Date of Award

Spring 5-13-2017

Level of Access

Open-Access Thesis

Degree Name

Master of Science (MS)

Department

Physics

Advisor

Samuel Hess

Second Committee Member

Raymond Astumian

Third Committee Member

John Thompson

Abstract

Fluorescence microscopy is popular for its noninvasive properties and its use in imaging multiple species, simultaneously. Furthermore, superresolution fluorescence microscopy (SRFLM) utilizes photoswitchable proteins to improve the lateral resolution of conventional fluorescence microscopy by an order of magnitude. There is little work conducted on the study of excitation laser polarizations and their effect on the number of localizations as well as the brightness of molecules. This thesis attempts to study the effect of excitation wavelength polarization on the number of localizations and the brightness of molecules by comparing two orientations of circularly-polarized, excitation lasers. The first type of orientation involves collinear excitation beams perpendicular to the sample stage (widefield). The second involves two, crossed excitation beams so that they overlap only at the area imaged in a sample (cross-beam).

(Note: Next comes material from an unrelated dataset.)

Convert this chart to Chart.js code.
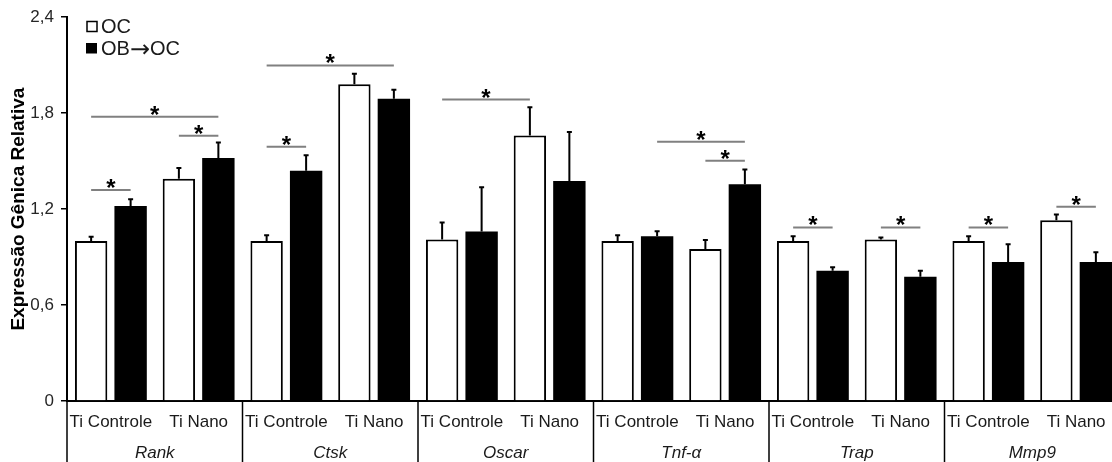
<!DOCTYPE html>
<html>
<head>
<meta charset="utf-8">
<script src="https://cdn.jsdelivr.net/npm/chart.js@4.4.0/dist/chart.umd.min.js"></script>
<style>
  html, body { margin: 0; padding: 0; background: #fff; overflow: hidden; }
  #wrap { position: relative; width: 1120px; height: 462px; }
</style>
</head>
<body>
<div id="wrap"><canvas id="geneChart"></canvas></div>
<script>
// Categories
const conditionLabels = ['Ti Controle', 'Ti Nano', 'Ti Controle', 'Ti Nano', 'Ti Controle', 'Ti Nano',
                         'Ti Controle', 'Ti Nano', 'Ti Controle', 'Ti Nano', 'Ti Controle', 'Ti Nano'];
const geneLabels = ['Rank', 'Ctsk', 'Oscar', 'Tnf-α', 'Trap', 'Mmp9'];
const seriesLabels = ['OC', 'OB→OC'];

// Values
const ocValues   = [1.00, 1.39, 1.00, 1.98, 1.01, 1.66, 1.00, 0.95, 1.00, 1.01, 1.00, 1.13];
const ocErrors   = [0.03, 0.07, 0.04, 0.07, 0.11, 0.18, 0.04, 0.06, 0.033, 0.015, 0.033, 0.04];
const obocValues = [1.22, 1.52, 1.44, 1.89, 1.06, 1.375, 1.03, 1.355, 0.815, 0.777, 0.869, 0.869];
const obocErrors = [0.045, 0.10, 0.10, 0.06, 0.28, 0.31, 0.035, 0.095, 0.025, 0.04, 0.115, 0.064];

// Significance brackets: [fromCategory, fromSeries, toCategory, toSeries, level]
const sigBrackets = [
  [0, 0, 0, 1, 1.32], [0, 0, 1, 1, 1.777], [1, 0, 1, 1, 1.658],
  [2, 0, 2, 1, 1.59], [2, 0, 3, 1, 2.098],
  [4, 0, 5, 0, 1.885],
  [6, 1, 7, 1, 1.621], [7, 0, 7, 1, 1.502],
  [8, 0, 8, 1, 1.085], [9, 0, 9, 1, 1.085],
  [10, 0, 10, 1, 1.085], [11, 0, 11, 1, 1.214]
];

const yTicks = [0, 0.6, 1.2, 1.8, 2.4];

const FONT = "'Liberation Sans', Arial, sans-serif";

const extrasPlugin = {
  id: 'extras',
  afterDatasetsDraw(chart) {
    const { ctx, scales: { y } } = chart;
    const vals = [ocValues, obocValues];
    const errs = [ocErrors, obocErrors];
    ctx.save();

    // error bars (upper only)
    ctx.strokeStyle = '#000';
    ctx.lineWidth = 2;
    [0, 1].forEach(ds => {
      chart.getDatasetMeta(ds).data.forEach((bar, i) => {
        const top = y.getPixelForValue(vals[ds][i]);
        const end = y.getPixelForValue(vals[ds][i] + errs[ds][i]);
        ctx.beginPath();
        ctx.moveTo(bar.x, top);
        ctx.lineTo(bar.x, end);
        ctx.moveTo(bar.x - 2.5, end + 0.5);
        ctx.lineTo(bar.x + 2.5, end + 0.5);
        ctx.stroke();
      });
    });

    // significance lines + asterisks
    sigBrackets.forEach(([c1, s1, c2, s2, lvl]) => {
      const x1 = chart.getDatasetMeta(s1).data[c1].x;
      const x2 = chart.getDatasetMeta(s2).data[c2].x;
      const py = y.getPixelForValue(lvl);
      ctx.strokeStyle = '#808080';
      ctx.lineWidth = 2;
      ctx.beginPath();
      ctx.moveTo(x1, py);
      ctx.lineTo(x2, py);
      ctx.stroke();
      ctx.fillStyle = '#000';
      ctx.font = 'bold 24px ' + FONT;
      ctx.textAlign = 'center';
      ctx.textBaseline = 'alphabetic';
      ctx.fillText('*', (x1 + x2) / 2, py + 6);
    });
    ctx.restore();
  },
  afterDraw(chart) {
    const { ctx, scales: { x, y } } = chart;
    const catW = x.width / conditionLabels.length;
    ctx.save();

    // group separators
    ctx.strokeStyle = '#000';
    ctx.lineWidth = 1.5;
    for (let g = 0; g < geneLabels.length; g++) {
      const sx = x.left + g * 2 * catW;
      ctx.beginPath();
      ctx.moveTo(sx, y.bottom);
      ctx.lineTo(sx, chart.height);
      ctx.stroke();
    }

    // condition labels
    ctx.fillStyle = '#1a1a1a';
    ctx.textAlign = 'center';
    ctx.textBaseline = 'alphabetic';
    ctx.font = '17px ' + FONT;
    conditionLabels.forEach((lab, i) => {
      ctx.fillText(lab, x.getPixelForValue(i), 427);
    });

    // gene labels
    ctx.font = 'italic 17px ' + FONT;
    geneLabels.forEach((g, i) => {
      const cx = (x.getPixelForValue(2 * i) + x.getPixelForValue(2 * i + 1)) / 2;
      ctx.fillText(g, cx, 458);
    });

    // legend
    ctx.textAlign = 'left';
    ctx.lineWidth = 1.5;
    ctx.fillStyle = '#fff';
    ctx.strokeStyle = '#000';
    ctx.fillRect(87, 21.5, 10, 10);
    ctx.strokeRect(87, 21.5, 10, 10);
    ctx.fillStyle = '#000';
    ctx.fillRect(86, 43, 11, 10.5);
    ctx.fillStyle = '#1a1a1a';
    ctx.font = '20px ' + FONT;
    ctx.fillText(seriesLabels[0], 101, 33);
    // second label: draw the arrow with a font that has a full-size glyph
    const parts = seriesLabels[1].split('→');
    let lx = 101;
    ctx.fillText(parts[0], lx, 55);
    lx += ctx.measureText(parts[0]).width;
    ctx.font = "24px 'DejaVu Sans', sans-serif";
    ctx.fillText('→', lx, 56.5);
    lx += ctx.measureText('→').width;
    ctx.font = '20px ' + FONT;
    ctx.fillText(parts[1], lx, 55);

    ctx.restore();
  }
};

new Chart(document.getElementById('geneChart'), {
  type: 'bar',
  data: {
    labels: conditionLabels,
    datasets: [
      {
        label: seriesLabels[0],
        data: ocValues,
        backgroundColor: '#fff',
        borderColor: '#000',
        borderWidth: 2,
        categoryPercentage: 0.9,
        barPercentage: 0.82
      },
      {
        label: seriesLabels[1],
        data: obocValues,
        backgroundColor: '#000',
        borderWidth: 0,
        categoryPercentage: 0.9,
        barPercentage: 0.82
      }
    ]
  },
  options: {
    responsive: true,
    maintainAspectRatio: false,
    animation: false,
    layout: { padding: { top: 17, right: 0, bottom: 0, left: 0 } },
    plugins: {
      legend: { display: false },
      tooltip: { enabled: false }
    },
    scales: {
      x: {
        grid: { display: false },
        border: { display: true, color: '#000', width: 2 },
        ticks: { display: false },
        afterFit: scale => { scale.height = 61; }
      },
      y: {
        min: 0,
        max: 2.4,
        afterBuildTicks: scale => { scale.ticks = yTicks.map(v => ({ value: v })); },
        ticks: {
          color: '#262626',
          font: { family: FONT, size: 17 },
          padding: 7,
          callback: v => v === 0 ? '0' : v.toFixed(1).replace('.', ',')
        },
        grid: {
          display: true,
          drawOnChartArea: false,
          drawTicks: true,
          tickLength: 6,
          color: '#000',
          lineWidth: 1.5
        },
        border: { display: true, color: '#000', width: 2 },
        title: {
          display: true,
          text: 'Expressão Gênica Relativa',
          color: '#000',
          font: { family: FONT, size: 19, weight: 'bold' },
          padding: { top: 7, bottom: 0 }
        },
        afterFit: scale => { scale.width = 67; }
      }
    }
  },
  plugins: [extrasPlugin]
});
</script>
</body>
</html>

Dendra 2-HA is the fluorescent protein Dendra2 tagged to the influenza virus protein hemagglutinin. The fluorescent protein is commonly used in studies related to the spread of the influenza virus in mammalian cells, such as NIH3T3 cells. With equal excitation rates between the two beam orientations, the cross-beam, with 73 degrees between the beams, yielded more localizations and more narrow brightness histograms than that of the widefield variety. Simulation results show a similar trend, but are not analytically in agreement with those of the experimental variety. Maximization of the number of localizations combined with minimization of the brightness histogram widths can be achieved with ninety degrees between the beams and equal excitation rates, per the simulation. This result suggests that the cross-beam orientation has the potential to be of use in the improvement of multiple fluorescent species superresolution studies.